I just reviewed the mailing list archives and found some details of the 
tooling that perhaps isn't so well communicated on the wiki (to me, at least). 
Here, for example, is the simple overview you previously provided of what the 
distro-making process is:

> The general idea is this:
> 
> 1) Copy Debian's package repository.
> 2) Identify the packages that don't align with the Free Software
> Distribution Guidelines or that contain Debian specific branding.
> 3) For each of those packages:
> 3a) Unpack the source
> 3b) Modify the code
> 3c) Update version info, changelog and other package metadata
> 3d) Repackage source and build binaries
> 4) Replace those packages in the package repository
> 5) Build installer images
> 
> Builder is a tool that knows about repo locations, branding info,
> packages to be modified, build instructions etc.

Source:

https://lists.nongnu.org/archive/html/gnewsense-dev/2017-04/msg00013.html

The wiki contains the following pertinent resources:

The Builder page...

http://www.gnewsense.org/Builder/

...despite being labelled as out-of-date, is apparently the jumping off point 
for the tooling. However, the repositories actually reside here:

http://bzr.savannah.gnu.org/lh/gnewsense/

There is a planning page for gNewSense 5 that seems to indicate some ideas 
that have yet to be realised:

http://www.gnewsense.org/DevelopmentProjects/Gnewsense5

The processes page is a nice summary of the areas involved, also being a good 
starting point for some things:

http://www.gnewsense.org/Processes/

> If anyone is serious about continuing, I am of course willing to lead
> them through the process. But I'm also tempted to say that it might be
> worth starting with a clean slate and first have a good look at other
> Debian derivatives and maybe first invest some time in getting to know
> Debian's Derivative working group [1] and even help to streamline that
> some more. I think there's still too much reinventing the wheel going
> on, and admit that I was guilty of that myself.
> 
> [1] https://wiki.debian.org/Derivatives

It seems to me that Debian itself reinvents its own wheels all the time to the 
point of being incoherent: the derivatives page gives plenty of evidence of 
such, and anyone with exposure to Debian packaging should be familiar with 
lots of ways of doing the same thing, tools that once did a handful of things 
now trying to do everything, and so on.

Still, it would be interesting to know what building the distro currently 
entails and to make it explicit for "future generations" because I really 
don't see this information expressed coherently amongst any of the distros (as 
I previously noted). Also, having looked at building other non-Debian distros 
and generally not succeeding (for various reasons), having a way of building a 
fairly minimal distribution might be useful and confidence-building. (This is 
prohibitive with stuff like Guix due to the nature of the thing.)

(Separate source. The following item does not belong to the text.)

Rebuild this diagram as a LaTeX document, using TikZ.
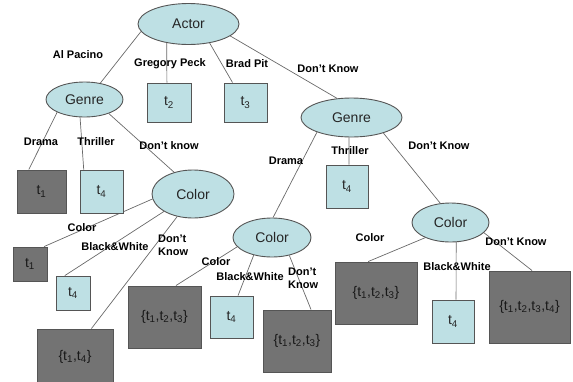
\documentclass[tikz,border=0pt]{standalone}
\usepackage{fontspec}
\setmainfont{Liberation Sans}
\usetikzlibrary{shapes.geometric,backgrounds}
\definecolor{lightfill}{RGB}{190,224,228}
\definecolor{darkfill}{RGB}{115,115,115}
\definecolor{edgegray}{RGB}{105,105,105}
\definecolor{rimgray}{RGB}{85,85,85}
\newcommand{\tsub}[1]{t\textsubscript{#1}}
\tikzset{
  sz/.style 2 args={minimum width=#1pt, minimum height=#2pt},
  attr/.style={ellipse, draw=rimgray, fill=lightfill, line width=0.9pt, inner sep=0pt,
    font=\fontsize{14}{16}\selectfont, text=black!85},
  leafbox/.style={rectangle, draw=rimgray, fill=lightfill, line width=0.9pt, inner sep=0pt,
    font=\fontsize{14}{16}\selectfont, text=black!85},
  setbox/.style={leafbox, fill=darkfill, text=black!90},
  branch/.style={draw=edgegray, line width=0.7pt},
  lbl/.style={font=\fontsize{11}{13}\selectfont\bfseries, text=black, inner sep=0pt},
}
\begin{document}
\begin{tikzpicture}[x=1pt,y=-1pt]
\useasboundingbox (0,0) rectangle (573,381);

% attribute nodes
\node[attr, sz={101}{41}] (actor)  at (188.5,24)  {Actor};
\node[attr, sz={77}{35}]  (genreL) at (84.5,99.5) {Genre};
\node[attr, sz={101}{39}] (genreR) at (351.5,117.5) {Genre};
\node[attr, sz={82}{48}]  (colorL) at (193,194)   {Color};
\node[attr, sz={78}{39}]  (colorM) at (272,237.5) {Color};
\node[attr, sz={77}{39}]  (colorR) at (450.5,222.5) {Color};

% leaves
\node[leafbox, sz={44}{39}] (t2)     at (169,102.5)  {\tsub{2}};
\node[leafbox, sz={43}{39}] (t3)     at (245.5,102.5) {\tsub{3}};
\node[setbox,  sz={49}{43}] (tL1)    at (41.5,191.5) {\tsub{1}};
\node[leafbox, sz={43}{43}] (tL4)    at (101.5,191.5) {\tsub{4}};
\node[setbox,  sz={34}{34}] (tL1b)   at (30,264)     {\tsub{1}};
\node[leafbox, sz={34}{34}] (tL4b)   at (73,293)     {\tsub{4}};
\node[setbox,  sz={76}{56}] (tL14)   at (75,357)     {\{\tsub{1},\tsub{4}\}};
\node[setbox,  sz={73}{62}] (tM123)  at (164.5,317)  {\{\tsub{1},\tsub{2},\tsub{3}\}};
\node[leafbox, sz={43}{42}] (tM4)    at (231.5,317)  {\tsub{4}};
\node[setbox,  sz={68}{62}] (tM123b) at (297,341)    {\{\tsub{1},\tsub{2},\tsub{3}\}};
\node[leafbox, sz={42}{43}] (tR4top) at (347,186.5)  {\tsub{4}};
\node[setbox,  sz={82}{62}] (tR123)  at (376,293)    {\{\tsub{1},\tsub{2},\tsub{3}\}};
\node[leafbox, sz={42}{43}] (tR4)    at (453,321.5)  {\tsub{4}};
\node[setbox,  sz={81}{72}] (tR1234) at (529.5,307)  {\{\tsub{1},\tsub{2},\tsub{3},\tsub{4}\}};

% branches
\begin{scope}[on background layer]
\draw[branch] (actor.189) -- (genreL.46);
\draw[branch] (actor.221) -- (t2.96);
\draw[branch] (actor.318) -- (t3.123);
\draw[branch] (actor.344) -- (genreR.127);
\draw[branch] (genreL.205) -- (tL1.120);
\draw[branch] (genreL.256) -- (tL4.129);
\draw[branch] (genreL.330) -- (colorL.131);
\draw[branch] (colorL.187) -- (tL1b.51);
\draw[branch] (colorL.211) -- (tL4b.115);
\draw[branch] (colorL.235) -- (tL14.60);
\draw[branch] (genreR.203) -- (colorM.87);
\draw[branch] (genreR.263) -- (tR4top.85);
\draw[branch] (genreR.334) -- (colorR.118);
\draw[branch] (colorM.195) -- (tM123.70);
\draw[branch] (colorM.224) -- (tM4.73);
\draw[branch] (colorM.314) -- (tM123b.66);
\draw[branch] (colorR.211) -- (tR123.104);
\draw[branch] (colorR.286) -- (tR4.82);
\draw[branch] (colorR.343) -- (tR1234.86);
\end{scope}

% branch labels
\node[lbl] (lAl)   at (78,55)   {Al Pacino};
\node[lbl] (lGP)   at (170,64)  {Gregory Peck};
\node[lbl] (lBP)   at (247,64)  {Brad Pit};
\node[lbl] (lDK1)  at (328,69)  {Don’t Know};
\node[lbl] (lDr1)  at (41,142)  {Drama};
\node[lbl] (lTh1)  at (96,142)  {Thriller};
\node[lbl] (lDk2)  at (169,146) {Don’t know};
\node[lbl] (lDr2)  at (286,161) {Drama};
\node[lbl] (lTh2)  at (350,151) {Thriller};
\node[lbl] (lDK3)  at (439,146) {Don’t Know};
\node[lbl] (lC1)   at (82,228)  {Color};
\node[lbl] (lBW1)  at (115,247) {Black\&White};
\node[lbl, anchor=west, align=left] (lDK4) at (158,245) {Don’t\\Know};
\node[lbl] (lC2)   at (216,262) {Color};
\node[lbl] (lBW2)  at (250,277) {Black\&White};
\node[lbl, anchor=west, align=left] (lDK5) at (288,278) {Don’t\\Know};
\node[lbl] (lC3)   at (370,238) {Color};
\node[lbl] (lBW3)  at (457,267) {Black\&White};
\node[lbl] (lDK6)  at (516,242) {Don’t Know};
\end{tikzpicture}
\end{document}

My interest has been to build a "libre" distro for MIPS32, and this should 
conceivably involve just getting the minimal set of packages that one might 
need for a debootstrap and then do any necessary filtering or patching to make 
the Debian output "properly libre". I could imagine starting with this and 
expanding coverage gradually, at least if I was starting completely from 
scratch, but that isn't the aim here.

I guess this doesn't offer a coherent plan - more like some ideas and wishes - 
but I think the problem many people experience is that they struggle to 
reconcile the tools that are offered with the needs that they have. So, this 
is where I am coming from, at least.